# [THE EXERCISE]
Without the pictures, return exactly the lines from the one with "Write a Python" through the one with "0.375, 0.3125, 0.25, 0.1875, 0.125, 0.0625, 0.0]". Both end lines belong in the copy.

# [THE RECORDS]
•••
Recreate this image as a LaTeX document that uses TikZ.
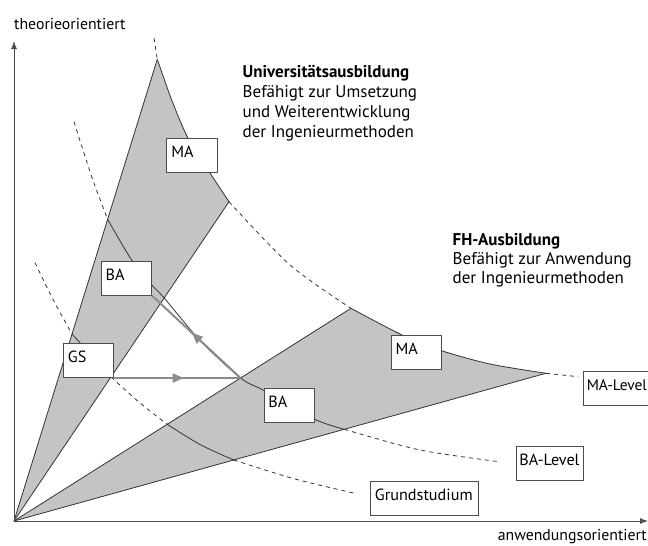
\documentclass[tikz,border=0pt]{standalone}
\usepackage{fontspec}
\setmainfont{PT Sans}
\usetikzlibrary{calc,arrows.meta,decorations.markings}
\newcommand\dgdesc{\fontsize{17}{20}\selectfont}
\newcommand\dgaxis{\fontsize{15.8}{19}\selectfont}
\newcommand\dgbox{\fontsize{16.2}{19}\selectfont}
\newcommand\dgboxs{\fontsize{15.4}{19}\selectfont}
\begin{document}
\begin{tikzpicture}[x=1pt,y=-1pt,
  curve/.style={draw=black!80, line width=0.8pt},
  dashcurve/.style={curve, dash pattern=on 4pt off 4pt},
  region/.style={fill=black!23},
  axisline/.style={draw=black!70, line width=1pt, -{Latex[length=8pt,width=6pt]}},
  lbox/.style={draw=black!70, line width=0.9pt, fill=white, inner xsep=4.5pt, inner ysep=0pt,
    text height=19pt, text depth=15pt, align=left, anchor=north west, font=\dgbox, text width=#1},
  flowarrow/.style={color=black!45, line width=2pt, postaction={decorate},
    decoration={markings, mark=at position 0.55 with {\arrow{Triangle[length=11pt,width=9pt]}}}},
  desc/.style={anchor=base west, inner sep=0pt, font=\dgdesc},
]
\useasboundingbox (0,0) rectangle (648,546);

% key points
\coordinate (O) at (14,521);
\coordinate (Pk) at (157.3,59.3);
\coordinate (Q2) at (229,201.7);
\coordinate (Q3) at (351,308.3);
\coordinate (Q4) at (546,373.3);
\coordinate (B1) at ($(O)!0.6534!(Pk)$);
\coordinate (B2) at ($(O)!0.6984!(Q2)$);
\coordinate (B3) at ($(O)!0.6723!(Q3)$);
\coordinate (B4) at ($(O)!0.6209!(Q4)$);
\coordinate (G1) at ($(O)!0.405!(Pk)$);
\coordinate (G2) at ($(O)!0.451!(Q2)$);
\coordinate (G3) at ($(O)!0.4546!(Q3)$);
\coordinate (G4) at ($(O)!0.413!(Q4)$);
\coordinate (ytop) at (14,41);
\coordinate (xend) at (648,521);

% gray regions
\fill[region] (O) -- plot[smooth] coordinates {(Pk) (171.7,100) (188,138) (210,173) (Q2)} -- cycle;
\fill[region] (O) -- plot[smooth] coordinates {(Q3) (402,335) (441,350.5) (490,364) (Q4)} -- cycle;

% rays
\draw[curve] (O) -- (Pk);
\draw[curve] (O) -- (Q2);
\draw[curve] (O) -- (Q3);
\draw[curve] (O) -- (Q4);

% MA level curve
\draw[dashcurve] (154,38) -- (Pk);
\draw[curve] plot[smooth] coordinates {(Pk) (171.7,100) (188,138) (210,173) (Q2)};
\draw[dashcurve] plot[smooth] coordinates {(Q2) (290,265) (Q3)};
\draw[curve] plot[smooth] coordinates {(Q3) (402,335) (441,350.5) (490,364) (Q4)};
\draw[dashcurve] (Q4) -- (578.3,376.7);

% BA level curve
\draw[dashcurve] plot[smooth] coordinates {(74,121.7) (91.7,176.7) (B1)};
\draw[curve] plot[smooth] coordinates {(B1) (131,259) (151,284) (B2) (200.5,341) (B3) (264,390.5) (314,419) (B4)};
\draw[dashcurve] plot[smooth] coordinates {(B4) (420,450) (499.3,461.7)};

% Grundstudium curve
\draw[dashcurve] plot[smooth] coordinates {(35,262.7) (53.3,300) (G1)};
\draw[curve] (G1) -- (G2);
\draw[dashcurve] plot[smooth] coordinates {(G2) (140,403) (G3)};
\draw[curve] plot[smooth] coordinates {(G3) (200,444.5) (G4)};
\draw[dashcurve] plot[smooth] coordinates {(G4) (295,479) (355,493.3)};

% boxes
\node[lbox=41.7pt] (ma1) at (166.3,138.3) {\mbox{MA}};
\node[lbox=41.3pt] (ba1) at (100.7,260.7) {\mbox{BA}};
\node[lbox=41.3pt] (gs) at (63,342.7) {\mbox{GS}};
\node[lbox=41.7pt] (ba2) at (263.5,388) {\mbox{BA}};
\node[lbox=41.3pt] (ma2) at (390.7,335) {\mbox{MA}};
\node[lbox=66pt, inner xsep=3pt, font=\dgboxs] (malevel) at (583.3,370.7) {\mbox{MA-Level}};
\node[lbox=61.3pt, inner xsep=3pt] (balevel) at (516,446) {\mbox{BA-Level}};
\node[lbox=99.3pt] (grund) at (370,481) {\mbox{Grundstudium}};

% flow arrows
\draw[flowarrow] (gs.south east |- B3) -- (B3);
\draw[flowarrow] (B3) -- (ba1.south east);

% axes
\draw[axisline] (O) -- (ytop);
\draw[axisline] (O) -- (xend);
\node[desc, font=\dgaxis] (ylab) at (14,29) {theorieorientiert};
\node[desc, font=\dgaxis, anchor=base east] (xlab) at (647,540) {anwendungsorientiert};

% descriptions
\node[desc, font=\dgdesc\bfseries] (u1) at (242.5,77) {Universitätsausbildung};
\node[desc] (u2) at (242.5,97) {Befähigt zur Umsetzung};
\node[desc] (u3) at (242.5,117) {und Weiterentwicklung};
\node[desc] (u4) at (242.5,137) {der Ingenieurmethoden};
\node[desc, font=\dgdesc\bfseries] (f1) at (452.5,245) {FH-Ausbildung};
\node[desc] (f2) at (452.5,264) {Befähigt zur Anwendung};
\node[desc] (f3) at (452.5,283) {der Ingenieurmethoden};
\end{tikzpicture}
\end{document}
•••
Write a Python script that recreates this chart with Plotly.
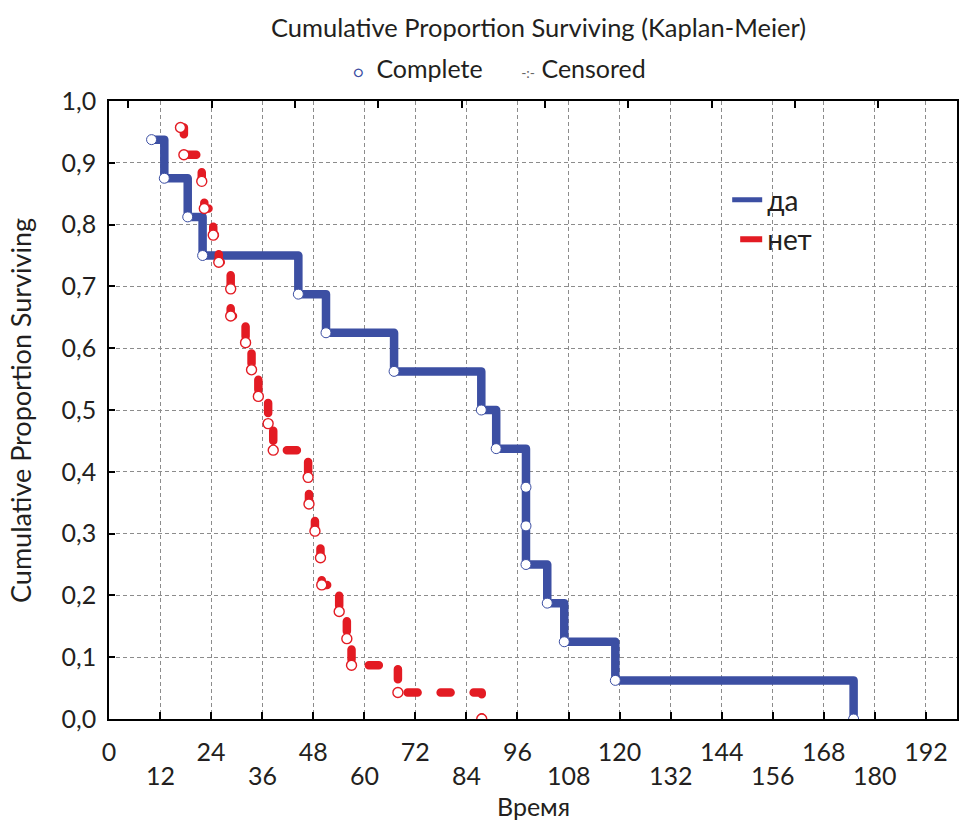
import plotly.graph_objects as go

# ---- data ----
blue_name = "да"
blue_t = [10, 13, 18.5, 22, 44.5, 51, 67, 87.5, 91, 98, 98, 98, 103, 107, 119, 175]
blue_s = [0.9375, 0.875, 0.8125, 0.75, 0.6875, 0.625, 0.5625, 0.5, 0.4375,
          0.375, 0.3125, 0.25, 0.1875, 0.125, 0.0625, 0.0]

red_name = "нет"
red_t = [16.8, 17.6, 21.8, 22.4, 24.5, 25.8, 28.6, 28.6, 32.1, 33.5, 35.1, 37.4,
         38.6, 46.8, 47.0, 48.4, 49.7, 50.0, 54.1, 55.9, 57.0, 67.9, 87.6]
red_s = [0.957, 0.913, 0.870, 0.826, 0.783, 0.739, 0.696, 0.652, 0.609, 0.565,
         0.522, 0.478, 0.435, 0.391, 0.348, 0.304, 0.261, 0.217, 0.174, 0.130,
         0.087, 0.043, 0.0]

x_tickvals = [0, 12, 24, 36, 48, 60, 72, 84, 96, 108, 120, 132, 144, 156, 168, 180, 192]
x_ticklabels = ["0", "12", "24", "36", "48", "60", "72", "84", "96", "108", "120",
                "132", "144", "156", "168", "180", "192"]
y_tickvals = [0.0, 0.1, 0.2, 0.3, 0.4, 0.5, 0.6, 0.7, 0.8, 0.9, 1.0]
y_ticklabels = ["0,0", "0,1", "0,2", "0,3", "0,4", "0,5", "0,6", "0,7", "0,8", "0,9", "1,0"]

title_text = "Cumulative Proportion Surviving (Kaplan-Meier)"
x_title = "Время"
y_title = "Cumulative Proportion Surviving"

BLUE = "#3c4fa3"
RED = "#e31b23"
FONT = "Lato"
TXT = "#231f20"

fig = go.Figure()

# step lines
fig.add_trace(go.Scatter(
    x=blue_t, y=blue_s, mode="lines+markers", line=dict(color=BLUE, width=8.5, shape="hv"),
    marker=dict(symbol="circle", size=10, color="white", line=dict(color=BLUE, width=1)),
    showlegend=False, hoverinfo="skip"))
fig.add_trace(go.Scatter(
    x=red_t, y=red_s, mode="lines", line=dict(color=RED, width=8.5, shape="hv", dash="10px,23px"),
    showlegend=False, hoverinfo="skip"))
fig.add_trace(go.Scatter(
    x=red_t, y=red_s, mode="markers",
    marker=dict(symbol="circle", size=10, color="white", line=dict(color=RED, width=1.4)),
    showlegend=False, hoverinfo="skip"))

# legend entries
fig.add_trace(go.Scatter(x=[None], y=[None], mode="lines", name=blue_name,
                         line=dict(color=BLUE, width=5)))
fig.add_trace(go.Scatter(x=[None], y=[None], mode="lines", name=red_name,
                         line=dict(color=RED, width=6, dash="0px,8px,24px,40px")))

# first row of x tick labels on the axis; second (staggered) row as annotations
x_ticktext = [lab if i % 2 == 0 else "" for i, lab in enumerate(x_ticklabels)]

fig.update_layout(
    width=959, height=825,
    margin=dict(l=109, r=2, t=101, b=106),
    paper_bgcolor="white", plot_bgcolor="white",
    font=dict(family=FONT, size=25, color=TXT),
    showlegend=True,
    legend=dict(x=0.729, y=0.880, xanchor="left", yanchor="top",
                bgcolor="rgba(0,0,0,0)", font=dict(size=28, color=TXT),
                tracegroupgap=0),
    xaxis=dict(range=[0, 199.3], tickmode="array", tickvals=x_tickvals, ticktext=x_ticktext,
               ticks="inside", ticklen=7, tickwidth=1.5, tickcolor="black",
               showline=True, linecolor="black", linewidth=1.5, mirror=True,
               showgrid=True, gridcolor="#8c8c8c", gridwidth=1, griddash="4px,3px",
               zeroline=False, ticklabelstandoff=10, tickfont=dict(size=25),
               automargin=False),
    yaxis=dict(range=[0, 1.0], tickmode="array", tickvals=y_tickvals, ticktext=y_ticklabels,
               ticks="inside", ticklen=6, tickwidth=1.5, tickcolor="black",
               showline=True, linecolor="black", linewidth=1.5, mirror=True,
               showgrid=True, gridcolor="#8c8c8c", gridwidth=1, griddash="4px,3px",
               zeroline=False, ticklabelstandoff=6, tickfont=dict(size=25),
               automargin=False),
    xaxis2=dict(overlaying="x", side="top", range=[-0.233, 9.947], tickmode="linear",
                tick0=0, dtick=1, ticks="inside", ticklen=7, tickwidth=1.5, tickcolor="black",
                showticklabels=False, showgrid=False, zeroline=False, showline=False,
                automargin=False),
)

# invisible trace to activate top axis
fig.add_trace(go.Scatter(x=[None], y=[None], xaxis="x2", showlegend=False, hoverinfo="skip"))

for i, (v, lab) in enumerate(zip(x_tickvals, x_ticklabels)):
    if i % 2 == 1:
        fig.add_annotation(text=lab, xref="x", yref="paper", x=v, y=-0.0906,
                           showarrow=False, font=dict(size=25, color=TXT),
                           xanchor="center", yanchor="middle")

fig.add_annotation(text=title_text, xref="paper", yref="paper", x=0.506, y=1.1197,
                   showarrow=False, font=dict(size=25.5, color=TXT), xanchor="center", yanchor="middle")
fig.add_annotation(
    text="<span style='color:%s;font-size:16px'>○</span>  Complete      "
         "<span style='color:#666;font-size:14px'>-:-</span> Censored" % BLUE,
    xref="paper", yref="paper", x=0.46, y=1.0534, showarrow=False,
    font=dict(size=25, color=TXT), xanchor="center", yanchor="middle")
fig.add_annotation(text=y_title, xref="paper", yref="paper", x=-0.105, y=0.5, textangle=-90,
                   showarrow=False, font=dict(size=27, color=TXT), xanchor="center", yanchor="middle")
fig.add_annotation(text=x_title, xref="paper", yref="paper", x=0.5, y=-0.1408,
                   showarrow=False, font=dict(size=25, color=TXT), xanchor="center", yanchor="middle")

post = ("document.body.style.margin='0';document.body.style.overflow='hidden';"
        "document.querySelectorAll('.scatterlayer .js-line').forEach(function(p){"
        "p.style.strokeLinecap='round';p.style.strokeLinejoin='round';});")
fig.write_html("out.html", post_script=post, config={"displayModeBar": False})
•••
# [PROBLEM SOLUTION]
Write a Python script that recreates this chart with Plotly.
import plotly.graph_objects as go

# ---- data ----
blue_name = "да"
blue_t = [10, 13, 18.5, 22, 44.5, 51, 67, 87.5, 91, 98, 98, 98, 103, 107, 119, 175]
blue_s = [0.9375, 0.875, 0.8125, 0.75, 0.6875, 0.625, 0.5625, 0.5, 0.4375,
          0.375, 0.3125, 0.25, 0.1875, 0.125, 0.0625, 0.0]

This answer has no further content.